Женя сказал, что написал пьесу и в следующий раз, когда машинистка ее напечатает, дня через два-три, принесет. (Сегодня не все поймут, что такое машинистка, ну да ладно, на то и поисковики, чтоб знать всё.) Следующий раз определился, 29 июня 1981 года, 6 вечера. Женя забрал у машинистки рукопись — в ВТО (ныне СТД), находившемся на Тверской (ныне торговый центр), на углу с Пушкинской. В этот удушливый день поехал и взял экземпляр, который принес мне уже не он, а его душеприказчик. Так, помнится, он себя обозначил. Пьеса называлась «Дзынь». Это была как раз фантазия: обратный ход времени. Герой лежит в гробу, потом оживает, но ему плохо, он болен и немощен, потом он все моложе, у него все больше сил, все больше желаний и возможностей…

В Ботаническом саду, сидя на одеяле с ручкой и тетрадкой, я пишу стихотворение, посвященное Жене. Оно начиналось так: «Я плачу, оттого что нет грозы, как зелень ядовита в это лето, такого фосфорического света нет в каталогах средней полосы» — это неподцензурный альманах, в котором участвовал Женя, так назывался, «Каталог». Стихотворение, которое должно было быть радостным, упорно продолжалось на трагической ноте: «Я плачу — оттого что медлит дождь, стоит в резьбе нефритовой крапива, природа неестественно красива, всё нынче зацветает, даже хвощ». А потом «я плачу, на малиновой щеке застыла лихорадочная блёстка, я бледная от роду, как известка, и я привыкла жить на сквозняке», и это как бы о себе было о нем, о себе это была бы фантазия, а о нем — правда. Картинка, нарисовавшаяся словами, чуть опередила реальность.

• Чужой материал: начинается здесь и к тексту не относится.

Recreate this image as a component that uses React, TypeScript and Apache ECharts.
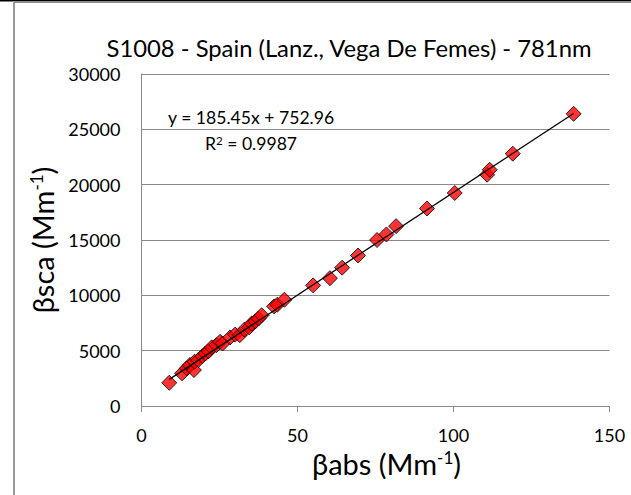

Я дописала стихотворение, в спешке (последнее четверостишие совсем небрежно, лишь бы закончить), посмотрела на часы, вскочила — пора, а то Женя придет и окажется у закрытой двери. Мы сворачиваем пожитки, почти бежим к выходу, он большой, этот сад, и вдруг на траве видим вороненка, который стоит и не думает улетать. «Странно», — говорит муж и протягивает к нему руку. Тот стоит. И я замечаю, что в клюве у него кровь. Муж берет его на руки, я истерически кричу: «Отпусти, не трогай», он не соглашается: «Возьмем с собой», а у меня такое чувство, что он держит в руках несчастье. И я воплю, но он упорно несет его домой, по пути вороненок умирает. Это был плюс-минус тот момент, когда на Пушкинской улице от тромба в сердце падает и умирает Женя. Вот тут разница между фантазиями и знаками, связями, которые нам непостижимы; и сейчас, когда я пишу это спустя тридцать лет, я снова переживаю ту сцену, тот холодок в спине, мурашки по коже, затемнение в глазах, и ту недосказанность, которая свойственна как бы случайным синхронностям и как бы нереальным перескакиваниям во времени. Когда Женю хоронили, у него одна щека была малинового цвета, и на ней все время выступала блестка, которую мать стирала платком, а она всё выступала и выступала. Он в жизни был очень бледен, а тут… тут был уже не он, но, как и в его пьесе, Женя постепенно оживает — своими текстами, его письмо читается сегодня совершенно естественно, потому что «соломинки», мешавшие его воспринять должным образом, обломились. Осталось всё в чистом виде, мы не можем его назвать, это «чистый вид», многим он кажется пустотой и наваждением, но если почитать Харитонова, то всё встанет на свои места.

______________________________________

1 Два подтверждающих правило исключения: публикация «Духовки» в 1979 году в ленинградском подпольном журнале «Часы» и подборка текстов в машинописном же «Граале» за месяц до смерти.